Small Steps forward: Finding Motivation after the Thrill is Gone
Small Steps forward: Finding Motivation after the Thrill is Gone
We’ve likely all experienced the disappointment that sets in when you fail to meet the goal you made on New Year’s and decide to give up altogether. It is so universal that it’s managed to secure its own day of the year on the second Friday of January: National Quitter’s Day.
But why does this matter? If you’ve made it this far into January, that is further than about two-thirds of people. That is not nothing.
We are conditioned to believe that transformation is dramatic: big resolutions, complete reinvention, and overnight transformation. Yet the most meaningful progress doesn’t happen in leaps. It happens in increments. After we give ourselves permission to pause, to land before we launch, the next step isn’t to accelerate. It’s to start small.
Small Changes That Stick
Small changes are often seen as insignificant, but they’re the only ones our nervous system can reliably sustain.
You can’t rely on habits to form through motivation alone. They form through repetition that doesn’t overwhelm.
In organizational contexts, small changes respect reality. They meet people where they are, not where a strategic plan assumes they should be. When leaders model realistic experimentation instead of performative transformations, they signal that psychological safety matters more to them than perfection.
Over time, these micro-adjustments become something bigger. A slightly different way of running meetings. A more intentional pause before making decisions. Using a new language for feedback. None of these are revolutionary on their own. But, together, they reshape culture.
From Intention to Routine
Routines are not built through willpower; they are built through repetition that eventually becomes automatic. And when we take a step back, because we will, holding ourselves compassionately accountable keeps us learning along the way.
When we hold ourselves compassionately accountable, we stay open to reflection about why and how we might do things differently in the future. We don’t shame ourselves for missing a day or struggling with consistency. We notice what happened, get curious about it, and adjust.
This is where destinations and directions become essential. Your destination is where you want to be over time—the person you’re becoming, the change you’re creating. Your directions are how you show up in the moment—the daily practices you want to integrate, the small behaviors that align with who you’re trying to become.

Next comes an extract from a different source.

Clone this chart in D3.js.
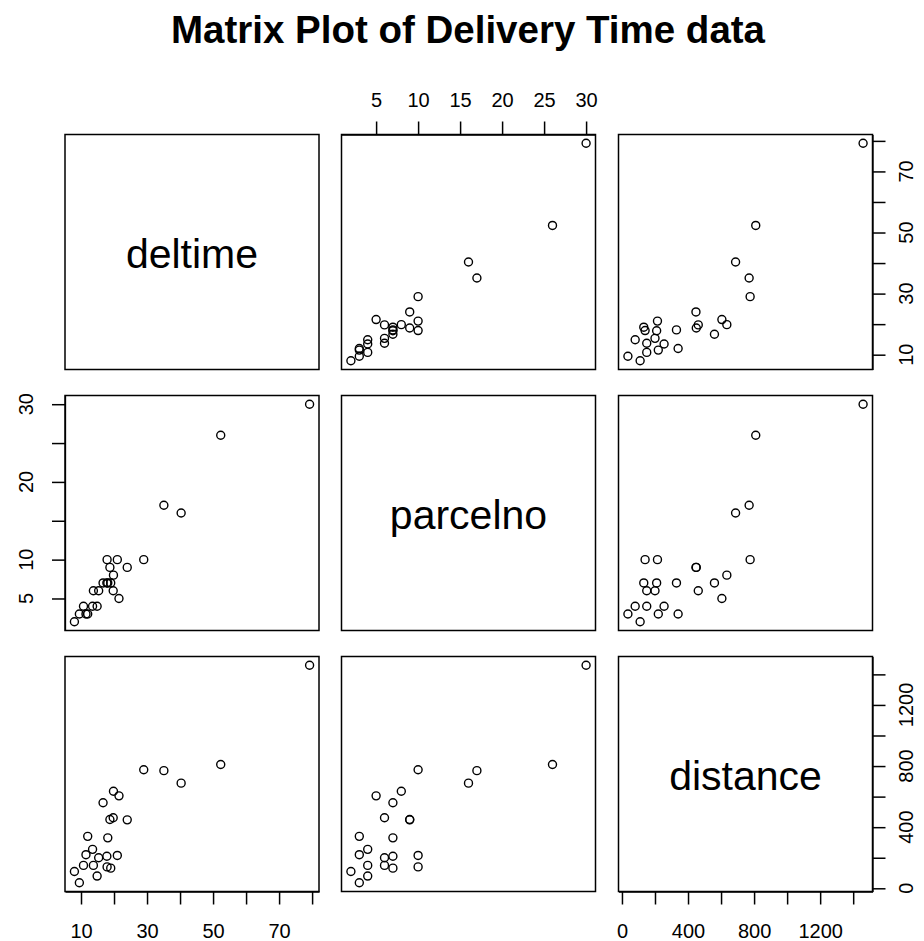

The small steps that you take today won’t feel like much. That is the point. When an action requires minimal decision-making energy, you’re more likely to repeat it.
It could be taking two minutes at the start of your day to check in with the Mood Meter. What matters most is choosing something small enough to try, noticing what happens, and adjusting from there.
Routines aren’t built in moments of peak motivation; they’re built in the ordinary repetition of showing up when motivation is nowhere to be found. Compassionate accountability keeps you learning along the way, reflecting on what’s working, adjusting what isn’t, without shame spiraling when you miss a day. Allowing small actions to become patterns means you’re no longer relying on emotional highs to drive the progress you desire.
Building Traction
Small changes are not a lack of ambition. They are a commitment to what lasts.
Using the Mood Meter to check in regularly creates a feedback loop for how we feel and what we choose to do next.
High performance comes from alignment, not acceleration. The most effective leaders recognize when progress means moving forward, and when it means creating stability first.
You don’t need a complete reinvention to move forward with purpose. You need traction. And traction is built one step at a time; informed by honest emotional awareness, sustained by realistic expectations, and solidified by the quiet power of repetition.
What’s one small step you can repeat tomorrow, and the day after, until it becomes simply what you do? The expression of who you want to be.